7-8 Lira bizi kurtarır diyorum. 7-8 liraya almıyorlar keşke alsalar yani o paralar nerede. Burada sulama yok, her boydan çıkıyor. Burada barem ortalaması 30’la 40 arası. Fakat en kaliteli en güzel zeytinler burada üretiliyor.
MARMARABİRLİK POLİTİKALARINI GÖZDEN GEÇİRMELİ..
• Muhtarım yavaş yavaş röportajımızın sonuna gelmiş bulunmaktayız. Son olarak neler söylemek istersiniz? Neler eklemek istersiniz?
İnsanlarımız teveccüh ettiler bizi buraya seçtiler, ben onlara buradan teşekkür ediyorum.
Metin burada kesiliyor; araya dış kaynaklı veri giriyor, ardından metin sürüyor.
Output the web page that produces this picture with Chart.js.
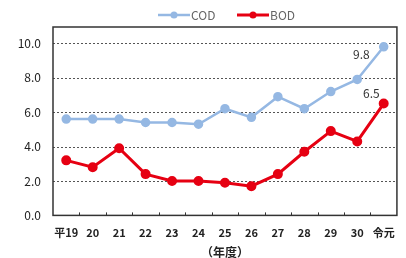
<!DOCTYPE html>
<html><head><meta charset="utf-8">
<script src="https://cdn.jsdelivr.net/npm/chart.js@4/dist/chart.umd.min.js"></script>
<style>html,body{margin:0;padding:0;background:#fff}#wrap{width:406px;height:258px}</style>
</head><body><div id="wrap"><canvas id="c" width="406" height="258"></canvas></div>
<script>
const categories = ['平19','20','21','22','23','24','25','26','27','28','29','30','令元'];
const codValues = [5.6,5.6,5.6,5.4,5.4,5.3,6.2,5.7,6.9,6.2,7.2,7.9,9.8];
const bodValues = [3.2,2.8,3.9,2.4,2.0,2.0,1.9,1.7,2.4,3.7,4.9,4.3,6.5];
const yTicks = [0,2,4,6,8,10];
const xTitle = '（年度）';
const seriesNames = ['COD','BOD'];
const colors = ['#95b8e3','#e60012'];
const FONT = '"Noto Sans CJK JP", "DejaVu Sans", sans-serif';

const boxPlugin = {
  id:'box',
  beforeDatasetsDraw(chart){
    const {ctx, chartArea:a} = chart;
    const ys = chart.scales.y;
    ctx.save();
    ctx.strokeStyle = '#555'; ctx.lineWidth = 1; ctx.setLineDash([2,2]);
    yTicks.forEach(v=>{
      if(v===0) return;
      const py = Math.round(ys.getPixelForValue(v))+0.5;
      ctx.beginPath(); ctx.moveTo(a.left,py); ctx.lineTo(a.right,py); ctx.stroke();
    });
    ctx.restore();
  },
  afterDraw(chart){
    const {ctx, chartArea:a} = chart;
    const xs = chart.scales.x;
    ctx.save();
    ctx.strokeStyle = '#333'; ctx.lineWidth = 1.5;
    ctx.strokeRect(a.left, a.top, a.right-a.left, a.bottom-a.top);
    ctx.lineWidth = 1;
    for(let i=1;i<categories.length;i++){
      const px = Math.round((xs.getPixelForValue(i-1)+xs.getPixelForValue(i))/2)+0.5;
      ctx.beginPath(); ctx.moveTo(px,a.bottom); ctx.lineTo(px,a.bottom-3); ctx.stroke();
    }
    // value labels for last points
    ctx.font = '12px ' + FONT; ctx.fillStyle = '#333'; ctx.textAlign='right'; ctx.textBaseline='middle';
    const n = categories.length-1;
    const p0 = chart.getDatasetMeta(0).data[n];
    const p1 = chart.getDatasetMeta(1).data[n];
    ctx.fillText(codValues[n].toFixed(1), p0.x-14, p0.y+8);
    ctx.fillText(bodValues[n].toFixed(1), p1.x-4, p1.y-10);
    // legend
    const items = [{x:158, lw:2.5},{x:237, lw:3}];
    ctx.textAlign='left'; ctx.font = '12px ' + FONT; ctx.textBaseline='middle';
    items.forEach((it,i)=>{
      const y = 15;
      ctx.strokeStyle = colors[i]; ctx.lineWidth = it.lw;
      ctx.beginPath(); ctx.moveTo(it.x,y); ctx.lineTo(it.x+32,y); ctx.stroke();
      ctx.fillStyle = colors[i]; ctx.beginPath(); ctx.arc(it.x+16,y,3.5,0,Math.PI*2); ctx.fill();
      ctx.fillStyle = '#666'; ctx.fillText(seriesNames[i], it.x+33, y);
    });
    ctx.restore();
  }
};

new Chart(document.getElementById('c'), {
  type:'line',
  data:{
    labels:categories,
    datasets:[
      {label:seriesNames[0], data:codValues, borderColor:colors[0], backgroundColor:colors[0], borderWidth:2.5, pointRadius:3.5, pointHoverRadius:3.5, pointStyle:'circle', tension:0},
      {label:seriesNames[1], data:bodValues, borderColor:colors[1], backgroundColor:colors[1], borderWidth:3, pointRadius:3.5, pointHoverRadius:3.5, pointStyle:'circle', tension:0}
    ]
  },
  options:{
    responsive:false, animation:false, devicePixelRatio:1,
    layout:{padding:{left:0,right:8,top:27,bottom:-2}},
    plugins:{ legend:{display:false}, tooltip:{enabled:false} },
    scales:{
      x:{
        type:'category', offset:true,
        grid:{display:false, drawTicks:false},
        border:{display:false},
        ticks:{color:'#222', font:{family:FONT, size:11, weight:'bold'}, padding:11, maxRotation:0, autoSkip:false},
        title:{display:true, text:xTitle, color:'#222', font:{family:FONT, size:12, weight:'bold'}, padding:{top:-5,bottom:0}}
      },
      y:{
        min:0, max:10.95,
        afterBuildTicks(s){ s.ticks = yTicks.map(v=>({value:v})); },
        afterFit(s){ s.width = 53; },
        grid:{display:false, drawTicks:false},
        border:{display:false},
        ticks:{color:'#222', font:{family:FONT, size:12}, padding:12, callback:v=>Number(v).toFixed(1)}
      }
    }
  },
  plugins:[boxPlugin]
});
</script></body></html>
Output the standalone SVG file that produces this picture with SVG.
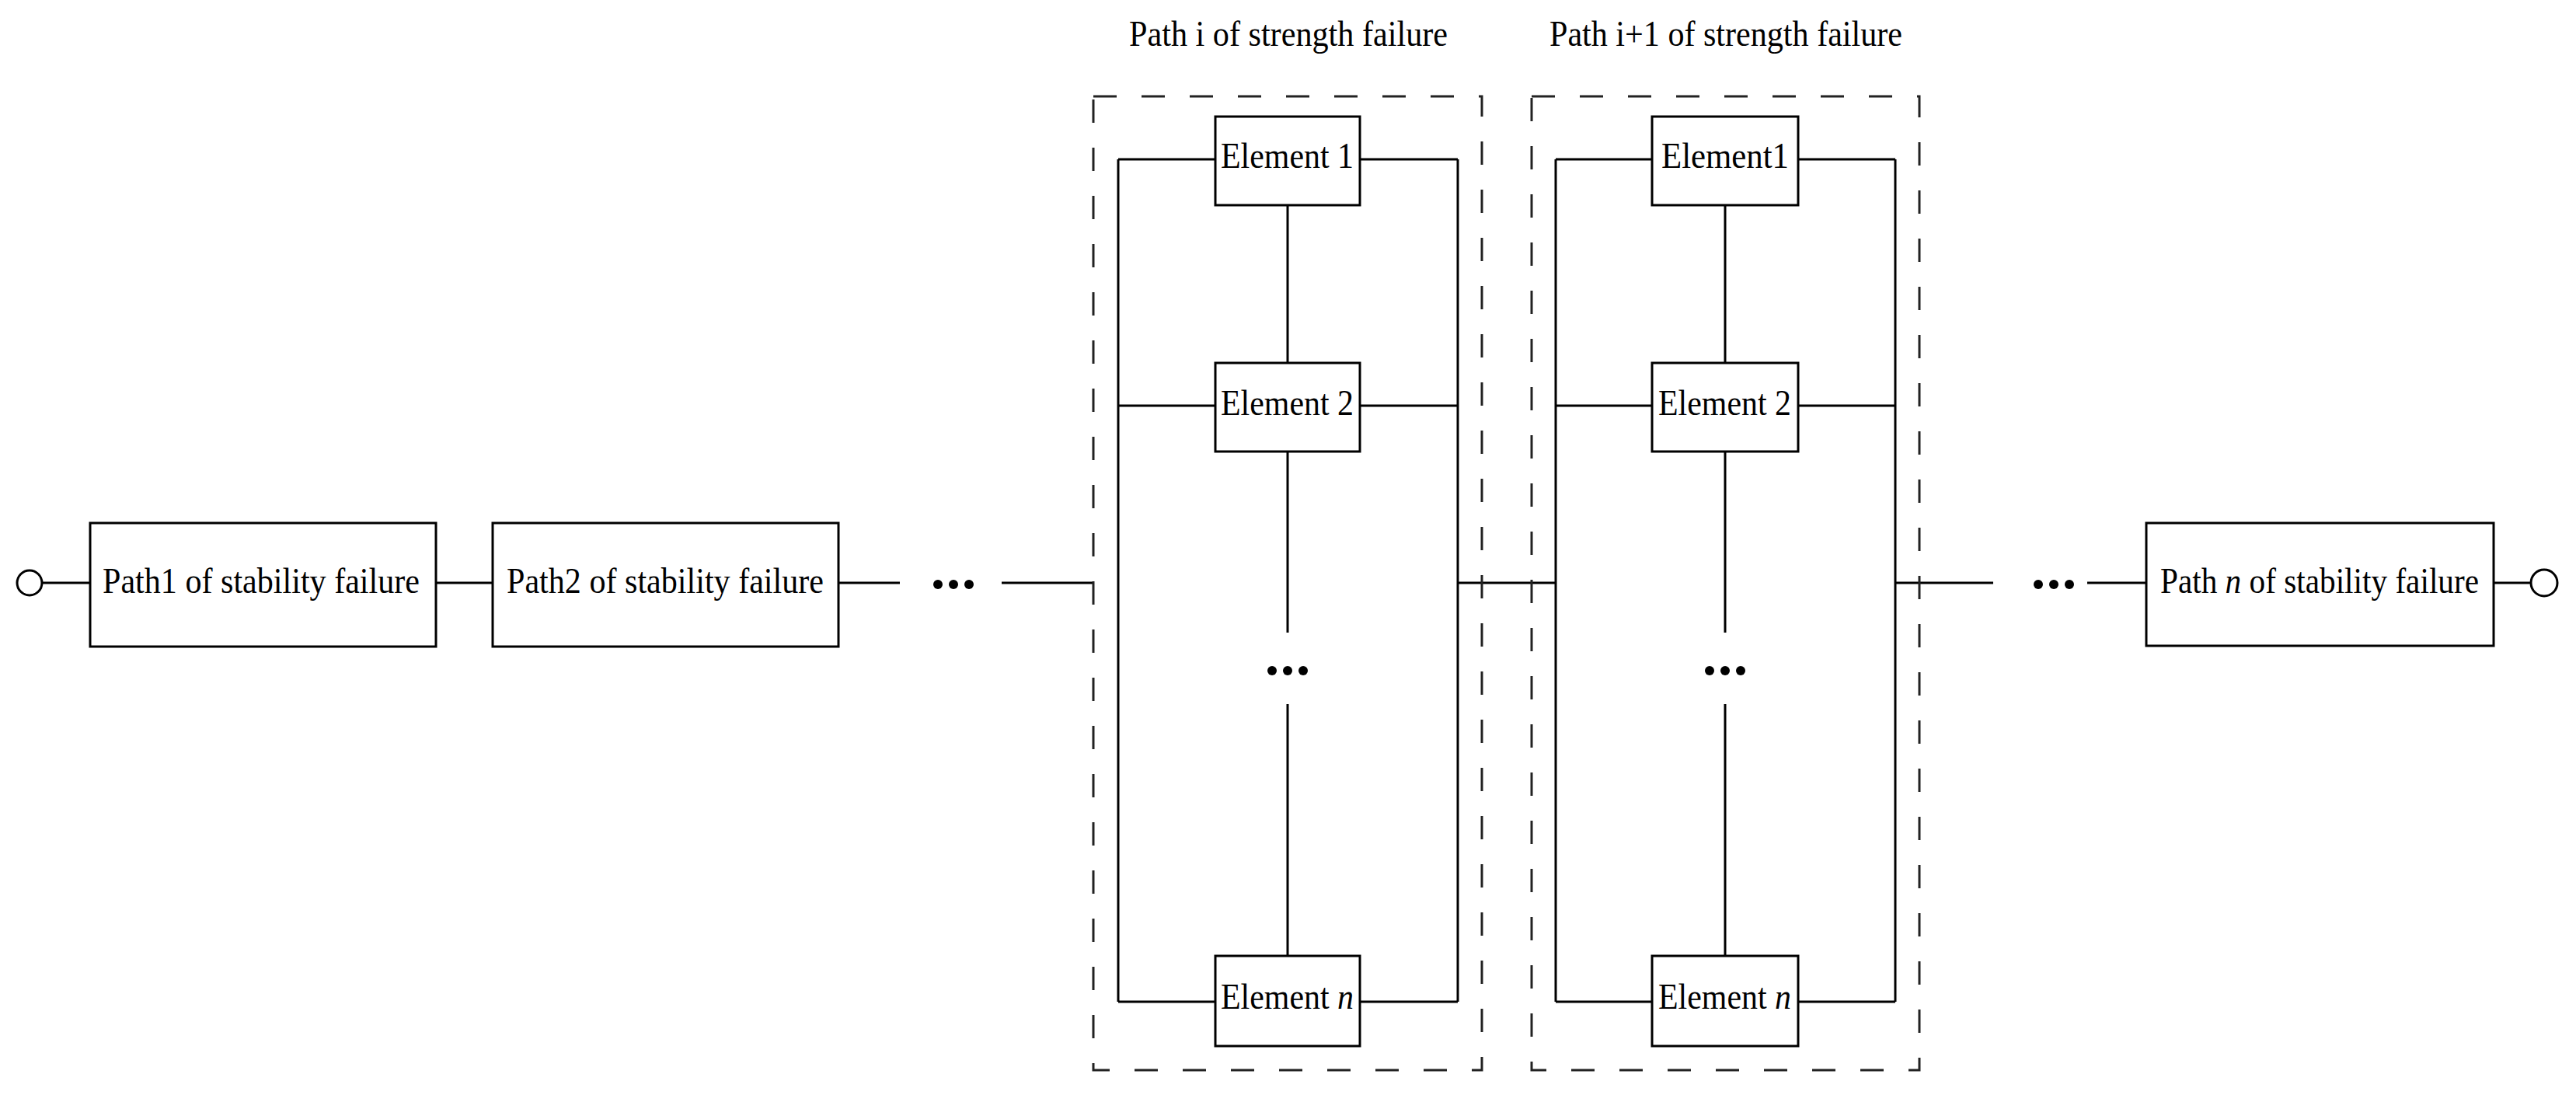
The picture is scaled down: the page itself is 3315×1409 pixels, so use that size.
<svg xmlns="http://www.w3.org/2000/svg" width="3315" height="1409" viewBox="0 0 3315 1409">
<style>
.b{fill:#fff;stroke:#000;stroke-width:3}
.l{fill:none;stroke:#000;stroke-width:3}
.d{fill:none;stroke:#222;stroke-width:3;stroke-dasharray:30 32}
text{font-family:"Liberation Serif","Times New Roman",serif;font-size:46px;fill:#000}
.c{text-anchor:middle}
</style>
<rect width="3315" height="1409" fill="#fff"/>
<g id="connectors">
<circle cx="38" cy="750" r="16" class="l"/>
<path class="l" d="M54 750H116M561 750H634M1079 750H1158M1289 750H1407M1876 750H2002M2440 750H2565M2686 750H2762M3209 750H3257"/>
<path class="l" d="M1439 205H1564M1750 205H1876M1439 522H1564M1750 522H1876M1439 1289H1564M1750 1289H1876M1439 205V1289M1876 205V1289M1657 264V467M1657 581V814M1657 906V1230"/>
<path class="l" d="M2002 205H2126M2314 205H2439M2002 522H2126M2314 522H2439M2002 1289H2126M2314 1289H2439M2002 205V1289M2439 205V1289M2220 264V467M2220 581V814M2220 906V1230"/>
<circle cx="3274" cy="750" r="17" class="l"/>
</g>
<g id="dots" fill="#000">
<circle cx="1207" cy="752" r="6"/><circle cx="1227" cy="752" r="6"/><circle cx="1247" cy="752" r="6"/>
<circle cx="2623" cy="752" r="6"/><circle cx="2643" cy="752" r="6"/><circle cx="2663" cy="752" r="6"/>
<circle cx="1637" cy="863" r="6"/><circle cx="1657" cy="863" r="6"/><circle cx="1677" cy="863" r="6"/>
<circle cx="2200" cy="863" r="6"/><circle cx="2220" cy="863" r="6"/><circle cx="2240" cy="863" r="6"/>
</g>
<g id="group-i">
<rect class="d" x="1407" y="124" width="500" height="1253"/>
<text class="c" x="1658" y="59" textLength="410" lengthAdjust="spacingAndGlyphs">Path i of  strength failure</text>
</g>
<g id="group-i1">
<rect class="d" x="1971" y="124" width="499" height="1253"/>
<text class="c" x="2221" y="59" textLength="454" lengthAdjust="spacingAndGlyphs">Path i+1 of  strength failure</text>
</g>
<g id="path1"><rect class="b" x="116" y="673" width="445" height="159"/><text x="132" y="763" textLength="408" lengthAdjust="spacingAndGlyphs">Path1  of stability failure</text></g>
<g id="path2"><rect class="b" x="634" y="673" width="445" height="159"/><text x="652" y="763" textLength="408" lengthAdjust="spacingAndGlyphs">Path2  of stability failure</text></g>
<g id="pathn"><rect class="b" x="2762" y="673" width="447" height="158"/><text x="2780" y="763" textLength="410" lengthAdjust="spacingAndGlyphs">Path <tspan font-style="italic">n</tspan> of stability failure</text></g>
<g id="e1i"><rect class="b" x="1564" y="150" width="186" height="114"/><text x="1571" y="216" textLength="171" lengthAdjust="spacingAndGlyphs">Element 1</text></g>
<g id="e2i"><rect class="b" x="1564" y="467" width="186" height="114"/><text x="1571" y="534" textLength="171" lengthAdjust="spacingAndGlyphs">Element 2</text></g>
<g id="eni"><rect class="b" x="1564" y="1230" width="186" height="116"/><text x="1571" y="1298" textLength="171" lengthAdjust="spacingAndGlyphs">Element <tspan font-style="italic">n</tspan></text></g>
<g id="e1j"><rect class="b" x="2126" y="150" width="188" height="114"/><text x="2138" y="216" textLength="164" lengthAdjust="spacingAndGlyphs">Element1</text></g>
<g id="e2j"><rect class="b" x="2126" y="467" width="188" height="114"/><text x="2134" y="534" textLength="171" lengthAdjust="spacingAndGlyphs">Element 2</text></g>
<g id="enj"><rect class="b" x="2126" y="1230" width="188" height="116"/><text x="2134" y="1298" textLength="171" lengthAdjust="spacingAndGlyphs">Element <tspan font-style="italic">n</tspan></text></g>
</svg>
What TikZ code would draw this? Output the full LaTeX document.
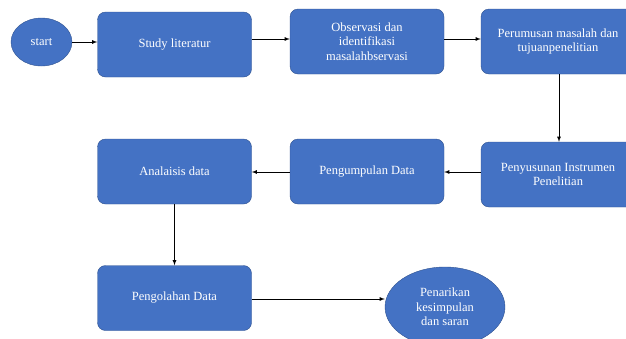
\documentclass[tikz,border=0pt]{standalone}
\usepackage{fontspec}
\setmainfont{Liberation Serif}
\usetikzlibrary{arrows}
\usetikzlibrary{shapes.geometric}
\definecolor{boxblue}{HTML}{4472C4}
\definecolor{boxline}{HTML}{2F528F}
\tikzset{
	langkah/.style={draw=boxline,fill=boxblue,rounded corners=8pt,text=white,align=center,minimum width=154pt,minimum height=65pt,inner sep=2pt,font=\fontsize{12.5}{14.5}\selectfont},
	bulat/.style={ellipse,draw=boxline,fill=boxblue,text=white,align=center,inner sep=0pt,font=\fontsize{12.5}{14.5}\selectfont},
	panah/.style={-latex,thick}
}

\begin{document}
\begin{tikzpicture}[x=1pt,y=-1pt]
		\useasboundingbox (0,0) rectangle (626,338);
		\node[bulat,minimum width=61pt,minimum height=48pt] (start) at (41.5,42) {start};
		\node[langkah] (study) at (174.5,44.5) {Study literatur};
		\node[langkah] (obs) at (367,41.5) {Observasi dan\\identifikasi\\masalahbservasi};
		\node[langkah] (rumus) at (558,41.5) {Perumusan masalah dan\\tujuanpenelitian};
		\node[langkah] (susun) at (558,174.5) {Penyusunan Instrumen\\Penelitian};
		\node[langkah] (kumpul) at (367,171.5) {Pengumpulan Data};
		\node[langkah] (analisis) at (174.5,171.5) {Analaisis data};
		\node[langkah] (olah) at (174.5,298) {Pengolahan Data};
		\node[bulat,minimum width=120pt,minimum height=80pt] (tarik) at (445,307) {Penarikan\\kesimpulan\\dan saran};
		\draw[panah] (start.east) -- (start.east -| study.west);
		\draw[panah] (study.east |- 0,39) -- (obs.west |- 0,39);
		\draw[panah] (obs.east |- 0,39) -- (rumus.west |- 0,39);
		\draw[panah] (rumus.south -| 559,0) -- (susun.north -| 559,0);
		\draw[panah] (susun.west |- 0,172) -- (kumpul.east |- 0,172);
		\draw[panah] (kumpul.west |- 0,172) -- (analisis.east |- 0,172);
		\draw[panah] (analisis.south) -- (olah.north);
		\draw[panah] (olah.east |- 0,299) -- (tarik.west |- 0,299);
	\end{tikzpicture}
\end{document}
Başka da bir şey demiyorum onlar için çalışıyoruz zaten elimizden geldiğince. Biz de en büyük sıkıntı Marmarabirlik'in izlediği politika. Mudanya Belediyesi şu an hizmet vermeyebilir ama bir ay sonra, iki ay sonra verir. Büyükşehir belediyesi şu an vermez 5 ay sonra verir geç de olsa verir yani. Herkes sonuçta hizmet vermek ister ama bizim her gün uğraştığımız şey ana geçim kaynağımız zeytin işte biraz da incir var. Marmarabirlik’ten beklentimiz çok fazla bizim atalarımız kurmuş bu birliği Mudanya kurucusu bugün Mudanya'daki depoları bizim atalarımız kurmuşlar ama her geçen sene bizim zeytinlerimiz maalesef yağa gidiyor. Bunların sona erdirilmesi ve insanlarımızın zeytinden para kazanmasının çok önemli olduğunu söylemek istiyorum ve dediğim gibi başta Çepni Mahallesi sakinleri olmak üzere bütün Mudanyalılara ve bütün Bursalılara buradan sevgilerimi selamlarımı iletmek istiyorum esenlikler diliyorum.